Rebuilding Place in the Urban Space

"A community’s physical form, rather than its land uses, is its most intrinsic and enduring characteristic." [Katz, EPA] This blog focuses on place and placemaking and all that makes it work--historic preservation, urban design, transportation, asset-based community development, arts & cultural development, commercial district revitalization, tourism & destination development, and quality of life advocacy--along with doses of civic engagement and good governance watchdogging.

Thursday, April 02, 2009

Funeral service for Mrs. Loree Murray of the H Street Neighborhood

Services for Mrs. Loree Murray will be on Friday April 3rd at Pilgrim Baptist Church, 7th and I Streets NE, Washington, DC. Viewing is from 9-10 am. And the service follows, starting at 10 am. She died on March 27, 2009, at the age of 89.
Former Mayor Sharon Pratt Kelly, Mrs. Loree Murray, and Anise Jenkins, at a Free DC (DC Statehood) event
Former Mayor Sharon Pratt Kelly, Mrs. Loree Murray, and Anise Jenkins, at a Free DC (DC Statehood) event. Photo by Carol Moore.

Mrs. Murray was a stalwart stabilizer of the neighborhood for many many decades. I am not sure how long the family has lived in the H Street neighborhood, certainly since World War II, and they have run businesses and owned property on H Street over the years. I don't know all the children and grandchildren, but many are particularly accomplished (one daughter is a PhD and prolific author) and the family has been a strong supporter of the neighborhood schools over the many decades they have lived in the H Street neighborhood.

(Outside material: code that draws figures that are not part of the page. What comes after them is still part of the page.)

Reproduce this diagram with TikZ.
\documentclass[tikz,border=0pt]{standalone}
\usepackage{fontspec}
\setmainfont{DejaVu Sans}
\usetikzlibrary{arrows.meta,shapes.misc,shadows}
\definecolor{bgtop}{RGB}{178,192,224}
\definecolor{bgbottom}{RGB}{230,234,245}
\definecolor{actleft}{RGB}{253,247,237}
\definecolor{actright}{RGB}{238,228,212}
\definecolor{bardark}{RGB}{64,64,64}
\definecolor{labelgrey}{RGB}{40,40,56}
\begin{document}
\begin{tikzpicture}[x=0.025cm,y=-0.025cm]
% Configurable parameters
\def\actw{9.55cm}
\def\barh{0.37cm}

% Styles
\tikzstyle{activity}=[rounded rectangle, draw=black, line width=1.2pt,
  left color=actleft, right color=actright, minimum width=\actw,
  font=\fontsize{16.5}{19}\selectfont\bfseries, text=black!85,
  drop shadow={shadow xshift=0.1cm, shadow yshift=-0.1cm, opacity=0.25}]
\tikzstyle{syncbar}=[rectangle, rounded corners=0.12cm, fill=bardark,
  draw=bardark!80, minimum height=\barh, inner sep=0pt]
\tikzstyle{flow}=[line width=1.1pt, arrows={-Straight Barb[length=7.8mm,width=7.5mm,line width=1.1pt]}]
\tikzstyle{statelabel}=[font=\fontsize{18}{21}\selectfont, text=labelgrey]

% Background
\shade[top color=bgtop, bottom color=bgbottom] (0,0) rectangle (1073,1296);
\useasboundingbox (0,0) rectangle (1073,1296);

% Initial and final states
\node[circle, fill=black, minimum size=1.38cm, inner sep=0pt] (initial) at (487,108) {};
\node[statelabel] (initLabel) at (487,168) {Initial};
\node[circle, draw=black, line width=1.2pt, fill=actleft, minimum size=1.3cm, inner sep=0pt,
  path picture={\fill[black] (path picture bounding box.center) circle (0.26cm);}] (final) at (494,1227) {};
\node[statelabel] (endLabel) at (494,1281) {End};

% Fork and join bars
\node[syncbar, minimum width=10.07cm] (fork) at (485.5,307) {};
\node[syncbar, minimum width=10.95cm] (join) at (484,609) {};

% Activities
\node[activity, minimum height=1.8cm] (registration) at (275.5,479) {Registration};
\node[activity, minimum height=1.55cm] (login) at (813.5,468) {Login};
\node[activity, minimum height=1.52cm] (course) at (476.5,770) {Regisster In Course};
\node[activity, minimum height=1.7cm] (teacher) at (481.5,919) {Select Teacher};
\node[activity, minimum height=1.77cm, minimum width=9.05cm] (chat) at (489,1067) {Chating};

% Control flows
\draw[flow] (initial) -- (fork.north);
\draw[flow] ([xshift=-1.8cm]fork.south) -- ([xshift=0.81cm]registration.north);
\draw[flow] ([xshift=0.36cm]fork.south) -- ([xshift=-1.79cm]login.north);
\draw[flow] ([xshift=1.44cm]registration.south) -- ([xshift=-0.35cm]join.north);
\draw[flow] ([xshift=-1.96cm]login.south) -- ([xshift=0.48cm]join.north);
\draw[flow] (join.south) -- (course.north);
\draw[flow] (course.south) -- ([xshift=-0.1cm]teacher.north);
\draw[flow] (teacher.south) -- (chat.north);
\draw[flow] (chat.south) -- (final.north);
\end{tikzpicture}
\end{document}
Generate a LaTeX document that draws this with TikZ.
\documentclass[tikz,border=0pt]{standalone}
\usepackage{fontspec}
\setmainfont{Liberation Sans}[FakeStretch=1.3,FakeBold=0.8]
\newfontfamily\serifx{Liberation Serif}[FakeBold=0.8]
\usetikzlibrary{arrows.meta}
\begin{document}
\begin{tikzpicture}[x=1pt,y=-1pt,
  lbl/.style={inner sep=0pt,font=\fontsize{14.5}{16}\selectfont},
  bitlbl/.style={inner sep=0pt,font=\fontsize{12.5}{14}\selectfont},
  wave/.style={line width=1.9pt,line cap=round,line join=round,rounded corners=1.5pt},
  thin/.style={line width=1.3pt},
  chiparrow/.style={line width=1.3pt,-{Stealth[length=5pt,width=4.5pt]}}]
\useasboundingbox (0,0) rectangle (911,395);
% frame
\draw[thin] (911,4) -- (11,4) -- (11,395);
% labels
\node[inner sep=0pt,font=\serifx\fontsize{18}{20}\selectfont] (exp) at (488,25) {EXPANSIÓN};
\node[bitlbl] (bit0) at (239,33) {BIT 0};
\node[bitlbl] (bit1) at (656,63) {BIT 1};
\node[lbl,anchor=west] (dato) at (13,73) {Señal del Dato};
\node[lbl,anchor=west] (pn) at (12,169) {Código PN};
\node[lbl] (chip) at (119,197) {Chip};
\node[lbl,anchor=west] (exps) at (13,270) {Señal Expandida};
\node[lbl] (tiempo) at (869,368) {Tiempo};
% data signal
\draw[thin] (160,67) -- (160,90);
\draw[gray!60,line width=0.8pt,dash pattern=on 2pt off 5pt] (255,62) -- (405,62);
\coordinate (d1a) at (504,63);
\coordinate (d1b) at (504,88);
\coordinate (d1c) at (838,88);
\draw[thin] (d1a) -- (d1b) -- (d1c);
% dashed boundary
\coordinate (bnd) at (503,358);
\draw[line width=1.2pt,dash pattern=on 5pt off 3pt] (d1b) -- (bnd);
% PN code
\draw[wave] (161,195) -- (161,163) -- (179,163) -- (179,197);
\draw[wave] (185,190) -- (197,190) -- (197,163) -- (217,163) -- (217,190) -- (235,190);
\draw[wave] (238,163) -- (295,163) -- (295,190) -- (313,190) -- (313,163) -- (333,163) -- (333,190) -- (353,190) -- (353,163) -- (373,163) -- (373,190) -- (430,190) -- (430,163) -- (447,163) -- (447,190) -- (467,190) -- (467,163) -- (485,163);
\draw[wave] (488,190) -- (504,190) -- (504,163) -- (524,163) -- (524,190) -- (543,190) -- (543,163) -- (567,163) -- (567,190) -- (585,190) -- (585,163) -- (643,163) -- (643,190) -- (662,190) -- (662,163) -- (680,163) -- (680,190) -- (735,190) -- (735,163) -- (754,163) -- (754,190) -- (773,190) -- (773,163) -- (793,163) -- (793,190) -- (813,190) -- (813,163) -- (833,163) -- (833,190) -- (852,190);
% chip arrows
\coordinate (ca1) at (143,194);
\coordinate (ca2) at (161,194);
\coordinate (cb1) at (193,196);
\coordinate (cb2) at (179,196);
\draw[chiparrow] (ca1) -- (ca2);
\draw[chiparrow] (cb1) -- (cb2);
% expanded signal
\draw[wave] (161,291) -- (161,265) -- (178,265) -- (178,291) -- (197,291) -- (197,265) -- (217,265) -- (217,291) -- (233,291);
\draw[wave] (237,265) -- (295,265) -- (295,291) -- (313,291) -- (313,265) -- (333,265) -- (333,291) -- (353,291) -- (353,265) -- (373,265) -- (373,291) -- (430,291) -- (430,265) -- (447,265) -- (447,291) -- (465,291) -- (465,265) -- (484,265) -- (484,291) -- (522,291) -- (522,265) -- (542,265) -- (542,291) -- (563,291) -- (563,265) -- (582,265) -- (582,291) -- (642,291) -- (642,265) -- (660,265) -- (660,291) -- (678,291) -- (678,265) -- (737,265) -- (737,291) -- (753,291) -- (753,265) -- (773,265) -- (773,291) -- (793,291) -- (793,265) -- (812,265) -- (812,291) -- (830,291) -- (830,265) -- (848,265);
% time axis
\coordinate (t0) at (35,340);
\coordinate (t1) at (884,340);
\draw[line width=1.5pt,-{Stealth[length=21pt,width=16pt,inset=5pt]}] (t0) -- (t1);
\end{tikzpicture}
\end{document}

The neighborhood association Near Northeast Citizens Against Crime and Drugs was founded in response to the crime and drug epidemic sparked by disinvestment and residential outmigration, which came to a head with the "crack" epidemic in the mid-1980s and the particular success of the Rayful Edmond organization (based in the neighborhood and in the Trinidad neighborhood) in marketing and selling drugs in the area of Orleans Place NE (a one block one way street between L and M and 6th and 7th Streets) around the corner from the Murray residence.

She and others organized many demonstrations, built relationships with the police (part of the problem at the time was the area where the Edmond Organization was active was right on the border of the First and Fifth Police Districts, splitting resources between the areas, rather than focusing most directly on the resultant problems), to right the direction the neighborhood was going.

(In 2006, at the age of 85, Mrs. Murray was one of the graduates of that year's Senior Police Academy class, having received further training in neighborhood policing issues.)

She and others helped initiate the creation of the H Street Community Development Corporation, even if many of us feel that in later years that organization strayed from what we might have considered a more ideal direction.

As a result of her involvement in the Near Northeast Citizens, the Murray household was firebombed at least once...

Mrs. Murray and I didn't agree on everything. Still bristling and the thought of being turned away from the then segregated Kavakos Club at 8th and H Streets NE in 1942, she didn't care that the H Street Community Development Corporation demolished what was otherwise a set of historic buildings, one of which was the oldest building on the corridor, dating to 1872. The memory of racism then was still strong, 60 years later.

Mrs. Murray was very supportive of my and other people's involvement in working to improve the neighborhood. Near Northeast Citizens supported successful grant proposals for a public art project in 2001 (which never got built because of wacked ANC opposition at the time) at 8th and K Streets NE and for the first round of historic preservation survey in the neighborhood in 2001 and 2002, the creation of the H Street Main Street program in 2002, and the desgination of the Uline Arena as a historic landmark a few years later.

Mrs. Murray was a longtime proponent of DC Statehood and active in many other pro-city initiatives.

She will be missed.

And I was proud to walk in her footsteps.